Geotrichum reessii

Scientific classification
- Kingdom: Fungi
- Division: Ascomycota
- Class: Dipodascomycetes
- Order: Dipodascales
- Family: Dipodascaceae
- Genus: Geotrichum
- Species: G. reessii
- Binomial name: Geotrichum reessii (Van der Walt) H.Y. Zhu, X.Z. Liu & F.Y. Bai

= Geotrichum reessii =

- Genus: Geotrichum
- Species: reessii
- Authority: (Van der Walt) H.Y. Zhu, X.Z. Liu & F.Y. Bai

Species of fungus

Geotrichum reessii is a yeast, belonging to the genus Geotrichum, that lives in soil and dissolves pectin. G. reessii was earlier known as Galactomyces reessii.

== Natural Occurrence and Reproduction ==
Geotrichum reessii lives naturally in soil and on decaying vegetable matter.
G. reessii does not consume D-mannitol. It cannot ferment glucose. Both D-mannitol and glucose are present in plant matter which impacts G. reessii's ability to digest decaying vegetation.

There are two reproductive states for G. reessii: an asexual and a sexual form. The asexual form is called arthroconidia; and the sexual form is called ascomycetous. Ascomycetous for G. reessii involves the creation of ascospores, which come from a fruit called ascocarp. These fruits are known to have hyphae with pores that include Woronin bodies. These bodies act as plugs when a trauma happens to the hyphal segments. In the asci, there are usually around eight ascospores. The ascospores could be single cellular or multicellular.

== Enzymes and Uses ==
G. reessii contains enzymes that have diverse capabilities including the abilities to dissolve pectin, and remove phenol. G. reessii contains an enzyme that converts 3-methylcrotonic acid to 3-hydroxy-3-methylbutyric acid β-hydroxy β-methylbutyric acid. β-hydroxy β-methylbutyric acid (HMB) produced from Geotrichum reessii, was discovered to be beneficial to people engaging in resistance training.

It can also have an enzyme that dissolves pectin. G. reesii was used in a study for its "propectin-solubilizing enzyme-producing". Its enzyme was purified using chromotography and isolated as a crystalline form. The enzyme is a glycoprotein and catalyzes the highly polymerized pectin release from protopectins. The enzyme also works as a catalyst for the depolymerization of pectic acid oligomers.

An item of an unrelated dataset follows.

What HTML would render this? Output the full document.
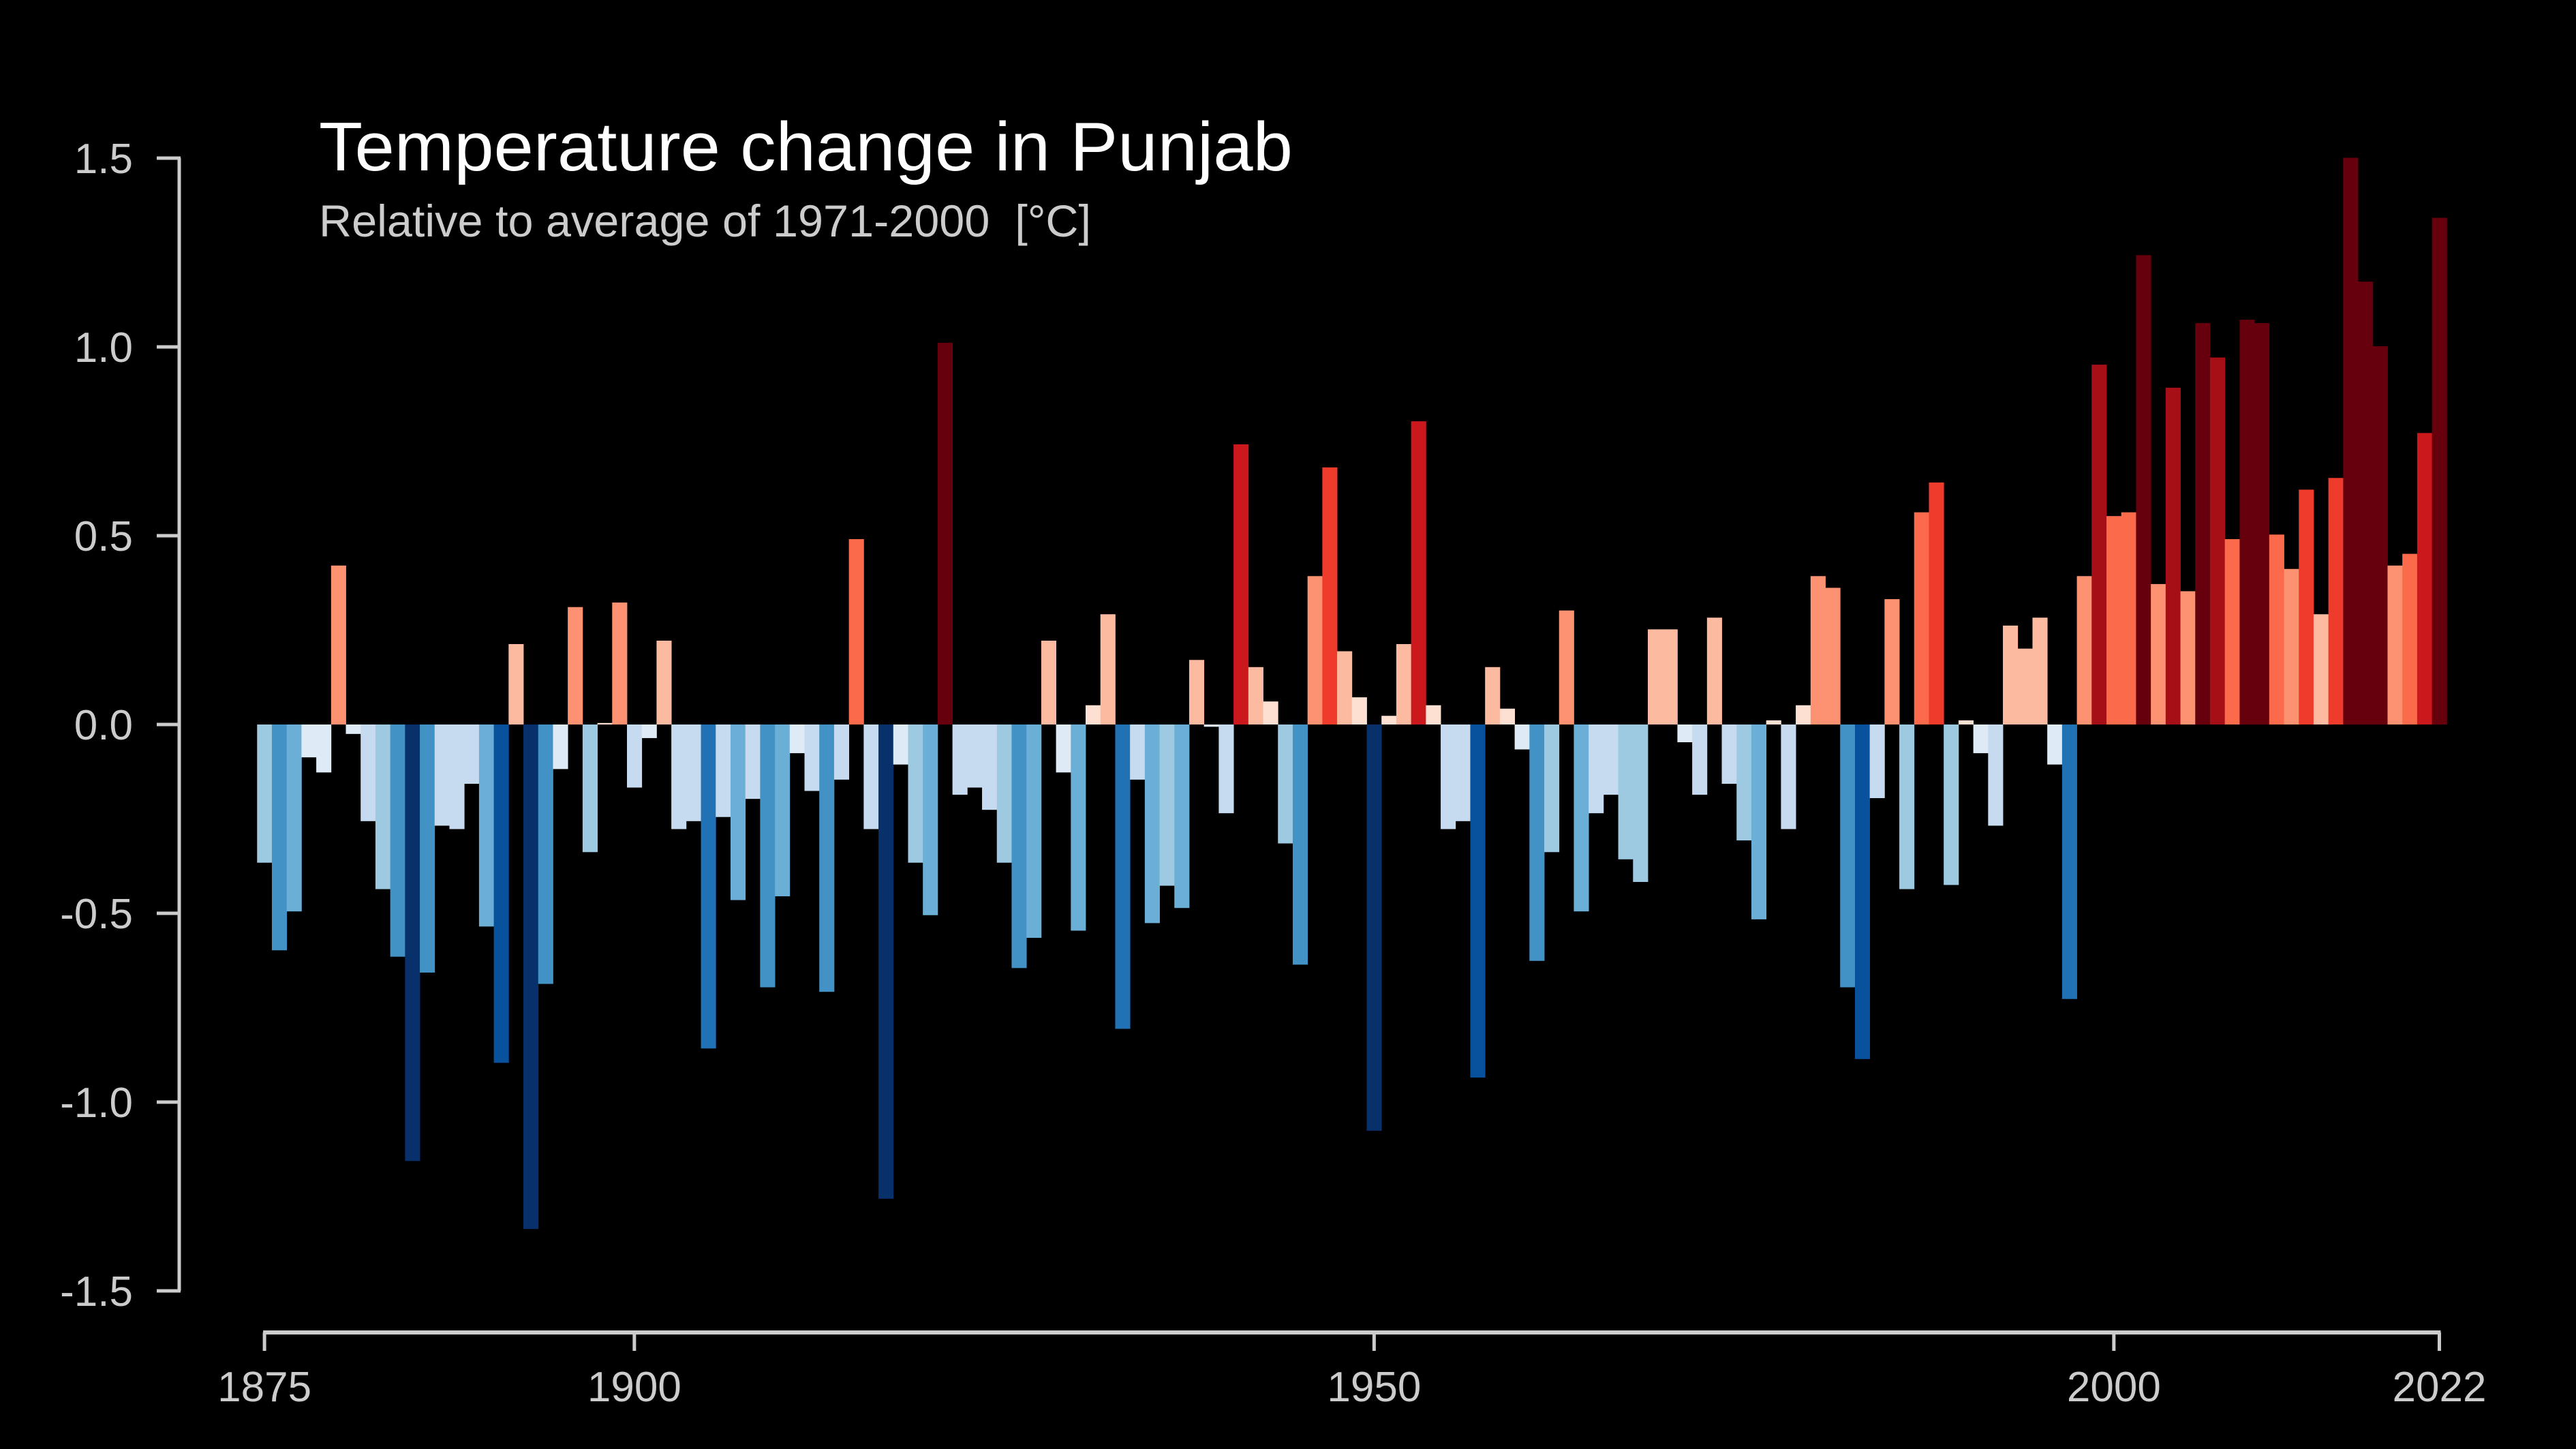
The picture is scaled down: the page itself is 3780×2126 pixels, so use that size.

Geotrichum reesii was studied as a treatment to remove phenolic contamination from palm oil extraction. G. reessii was isolated from subterranean termites. In this study, it was found that the enzymes, laccase and manganese peroxidase worked to depolymerize lignin, which is rich in phenol. During palm oil extraction, large amounts of water are used and contaminated with phenol. Phenol is dangerous because it's toxic to humans and can work as a corrosive. The results from this study indicated G. reessii could work as a phenol removal strain. This study concluded that this information could be used to make more efficient wastewater treatment systems for the removal of phenol.